Code that draws figures
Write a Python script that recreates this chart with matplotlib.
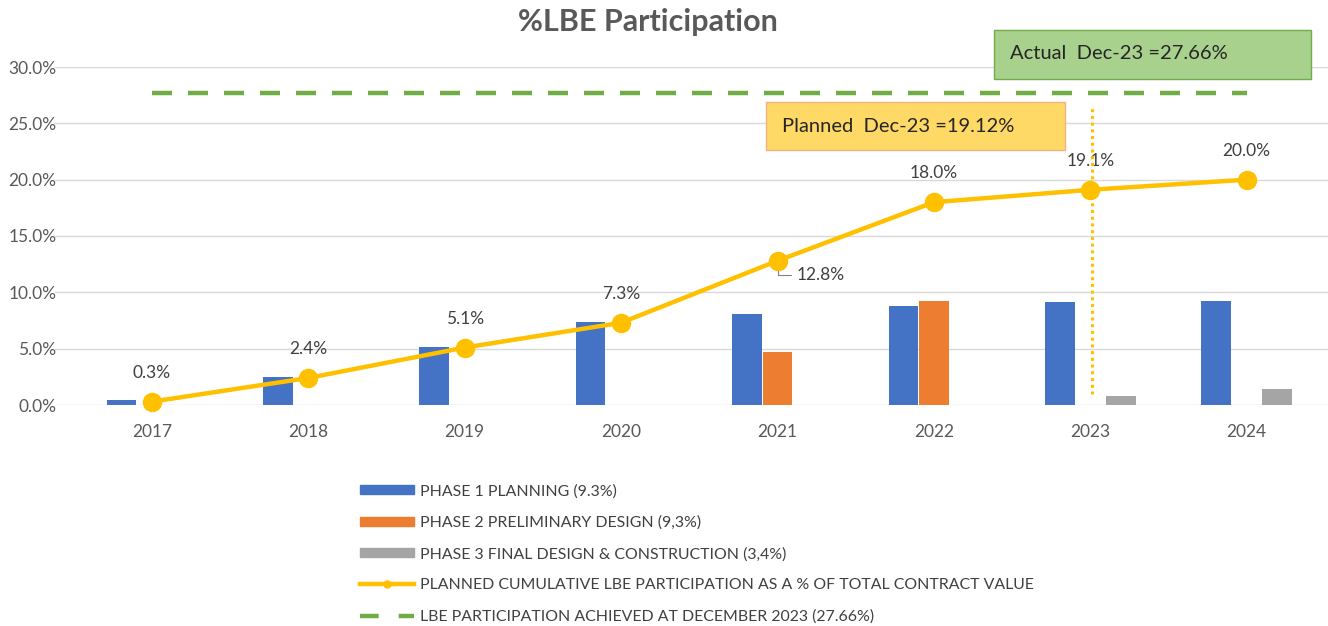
import matplotlib
matplotlib.use("Agg")
import matplotlib.pyplot as plt
from matplotlib.lines import Line2D
from matplotlib.patches import Patch, Rectangle

plt.rcParams['font.family'] = ['Lato', 'DejaVu Sans']

years = ['2017', '2018', '2019', '2020', '2021', '2022', '2023', '2024']
phase1 = [0.42, 2.49, 5.16, 7.36, 8.10, 8.75, 9.14, 9.26]
phase2 = [0, 0, 0, 0, 4.66, 9.26, 0, 0]
phase3 = [0, 0, 0, 0, 0, 0, 0.80, 1.42]
planned = [0.3, 2.4, 5.1, 7.3, 12.8, 18.0, 19.1, 20.0]
achieved = 27.66
planned_dec23 = 19.12

labels = ['PHASE 1 PLANNING (9.3%)',
          'PHASE 2 PRELIMINARY DESIGN (9,3%)',
          'PHASE 3 FINAL DESIGN & CONSTRUCTION (3,4%)',
          'PLANNED CUMULATIVE LBE PARTICIPATION AS A % OF TOTAL CONTRACT VALUE',
          'LBE PARTICIPATION ACHIEVED AT DECEMBER 2023 (27.66%)']

blue = '#4472C4'
orange = '#ED7D31'
gray = '#A5A5A5'
gold = '#FFC000'
green = '#70AD47'
txt = '#595959'

W, H = 1328, 626
fig = plt.figure(figsize=(W / 100, H / 100), dpi=100)
ax = fig.add_axes([55 / W, (H - 405) / H, 1273 / W, 338 / H])

x = list(range(len(years)))
bw = 0.19
off = 0.195
ax.bar([i - off for i in x], phase1, bw, color=blue, zorder=2)
ax.bar(x, phase2, bw, color=orange, zorder=2)
ax.bar([i + off for i in x], phase3, bw, color=gray, zorder=2)

ax.plot(x, [achieved] * len(x), color=green, lw=3.2, dashes=(4.5, 3.6), zorder=3)
ax.plot(x, planned, color=gold, lw=3.2, marker='o', ms=13, zorder=4, clip_on=False)

for i, v in enumerate(planned):
    if i == 4:
        ax.annotate(f'{v:.1f}%', xy=(i, v), xytext=(14, -10), textcoords='offset points',
                    fontsize=12.5, color='#404040', va='center', ha='left',
                    arrowprops=dict(arrowstyle='-', color='#808080', lw=0.8,
                                    connectionstyle='angle,angleA=0,angleB=90,rad=0'))
    else:
        ax.annotate(f'{v:.1f}%', xy=(i, v), xytext=(0, 15), textcoords='offset points',
                    fontsize=12.5, color='#404040', ha='center', va='bottom')

# vertical dotted marker at Dec-23
ax.plot([6.01, 6.01], [1.0, 26.5], color=gold, lw=2.2, ls=(0, (1, 1.2)), zorder=3)

# callout boxes
ax.add_patch(Rectangle((5.384, 28.93), 2.026, 4.34, fc='#A9D18E', ec='#70AD47', lw=1,
                       zorder=6, clip_on=False))
ax.text(5.486, 31.2, 'Actual  Dec-23 =27.66%', fontsize=14.5, color='#262626',
        ha='left', va='center', zorder=7, clip_on=False)
ax.add_patch(Rectangle((3.926, 22.63), 1.912, 4.26, fc='#FFD966', ec='#F4B183', lw=1,
                       zorder=6))
ax.text(4.028, 24.76, f'Planned  Dec-23 ={planned_dec23:.2f}%', fontsize=14.5,
        color='#262626', ha='left', va='center', zorder=7)

ax.set_xlim(-0.62, 7.52)
ax.set_ylim(0, 30)
ax.set_xticks(x)
ax.set_xticklabels(years)
ax.set_yticks([0, 5, 10, 15, 20, 25, 30])
ax.set_yticklabels([f'{v:.1f}%' for v in [0, 5, 10, 15, 20, 25, 30]])
ax.tick_params(axis='both', length=0, labelsize=12.5, colors=txt)
ax.tick_params(axis='x', pad=14)
ax.tick_params(axis='y', pad=-1)
ax.grid(axis='y', color='#D9D9D9', lw=1, zorder=0)
ax.set_axisbelow(True)
for s in ax.spines.values():
    s.set_visible(False)

fig.text(648 / W, 1 - 22 / H, '%LBE Participation', fontsize=22, fontweight='bold',
         color=txt, ha='center', va='center')

handles = [Patch(color=blue), Patch(color=orange), Patch(color=gray),
           Line2D([], [], color=gold, lw=3.2, marker='o', ms=5),
           Line2D([], [], color=green, lw=3.2, dashes=(4.2, 4.5))]
fig.legend(handles, labels, loc='upper left', bbox_to_anchor=(360 / W, 1 - 484 / H),
           frameon=False, fontsize=11.4, handlelength=3.4, handleheight=0.5,
           labelspacing=1.08, handletextpad=0.4, borderpad=0, borderaxespad=0,
           labelcolor='#404040')

fig.savefig('out.png', dpi=100)
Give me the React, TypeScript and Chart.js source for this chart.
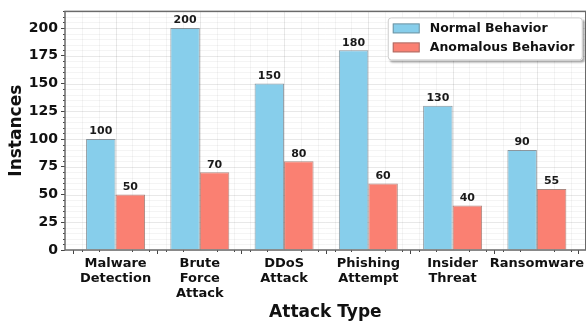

Your instructions
Copy everything in the records above except the pictures, exactly as written.

The reply
Write a Python script that recreates this chart with matplotlib.
import matplotlib
matplotlib.use("Agg")
import matplotlib.pyplot as plt
from matplotlib.lines import Line2D
from matplotlib.patches import Patch, Rectangle

plt.rcParams['font.family'] = ['Lato', 'DejaVu Sans']

years = ['2017', '2018', '2019', '2020', '2021', '2022', '2023', '2024']
phase1 = [0.42, 2.49, 5.16, 7.36, 8.10, 8.75, 9.14, 9.26]
phase2 = [0, 0, 0, 0, 4.66, 9.26, 0, 0]
phase3 = [0, 0, 0, 0, 0, 0, 0.80, 1.42]
planned = [0.3, 2.4, 5.1, 7.3, 12.8, 18.0, 19.1, 20.0]
achieved = 27.66
planned_dec23 = 19.12

labels = ['PHASE 1 PLANNING (9.3%)',
          'PHASE 2 PRELIMINARY DESIGN (9,3%)',
          'PHASE 3 FINAL DESIGN & CONSTRUCTION (3,4%)',
          'PLANNED CUMULATIVE LBE PARTICIPATION AS A % OF TOTAL CONTRACT VALUE',
          'LBE PARTICIPATION ACHIEVED AT DECEMBER 2023 (27.66%)']

blue = '#4472C4'
orange = '#ED7D31'
gray = '#A5A5A5'
gold = '#FFC000'
green = '#70AD47'
txt = '#595959'

W, H = 1328, 626
fig = plt.figure(figsize=(W / 100, H / 100), dpi=100)
ax = fig.add_axes([55 / W, (H - 405) / H, 1273 / W, 338 / H])

x = list(range(len(years)))
bw = 0.19
off = 0.195
ax.bar([i - off for i in x], phase1, bw, color=blue, zorder=2)
ax.bar(x, phase2, bw, color=orange, zorder=2)
ax.bar([i + off for i in x], phase3, bw, color=gray, zorder=2)

ax.plot(x, [achieved] * len(x), color=green, lw=3.2, dashes=(4.5, 3.6), zorder=3)
ax.plot(x, planned, color=gold, lw=3.2, marker='o', ms=13, zorder=4, clip_on=False)

for i, v in enumerate(planned):
    if i == 4:
        ax.annotate(f'{v:.1f}%', xy=(i, v), xytext=(14, -10), textcoords='offset points',
                    fontsize=12.5, color='#404040', va='center', ha='left',
                    arrowprops=dict(arrowstyle='-', color='#808080', lw=0.8,
                                    connectionstyle='angle,angleA=0,angleB=90,rad=0'))
    else:
        ax.annotate(f'{v:.1f}%', xy=(i, v), xytext=(0, 15), textcoords='offset points',
                    fontsize=12.5, color='#404040', ha='center', va='bottom')

# vertical dotted marker at Dec-23
ax.plot([6.01, 6.01], [1.0, 26.5], color=gold, lw=2.2, ls=(0, (1, 1.2)), zorder=3)

# callout boxes
ax.add_patch(Rectangle((5.384, 28.93), 2.026, 4.34, fc='#A9D18E', ec='#70AD47', lw=1,
                       zorder=6, clip_on=False))
ax.text(5.486, 31.2, 'Actual  Dec-23 =27.66%', fontsize=14.5, color='#262626',
        ha='left', va='center', zorder=7, clip_on=False)
ax.add_patch(Rectangle((3.926, 22.63), 1.912, 4.26, fc='#FFD966', ec='#F4B183', lw=1,
                       zorder=6))
ax.text(4.028, 24.76, f'Planned  Dec-23 ={planned_dec23:.2f}%', fontsize=14.5,
        color='#262626', ha='left', va='center', zorder=7)

ax.set_xlim(-0.62, 7.52)
ax.set_ylim(0, 30)
ax.set_xticks(x)
ax.set_xticklabels(years)
ax.set_yticks([0, 5, 10, 15, 20, 25, 30])
ax.set_yticklabels([f'{v:.1f}%' for v in [0, 5, 10, 15, 20, 25, 30]])
ax.tick_params(axis='both', length=0, labelsize=12.5, colors=txt)
ax.tick_params(axis='x', pad=14)
ax.tick_params(axis='y', pad=-1)
ax.grid(axis='y', color='#D9D9D9', lw=1, zorder=0)
ax.set_axisbelow(True)
for s in ax.spines.values():
    s.set_visible(False)

fig.text(648 / W, 1 - 22 / H, '%LBE Participation', fontsize=22, fontweight='bold',
         color=txt, ha='center', va='center')

handles = [Patch(color=blue), Patch(color=orange), Patch(color=gray),
           Line2D([], [], color=gold, lw=3.2, marker='o', ms=5),
           Line2D([], [], color=green, lw=3.2, dashes=(4.2, 4.5))]
fig.legend(handles, labels, loc='upper left', bbox_to_anchor=(360 / W, 1 - 484 / H),
           frameon=False, fontsize=11.4, handlelength=3.4, handleheight=0.5,
           labelspacing=1.08, handletextpad=0.4, borderpad=0, borderaxespad=0,
           labelcolor='#404040')

fig.savefig('out.png', dpi=100)
Give me the React, TypeScript and Chart.js source for this chart.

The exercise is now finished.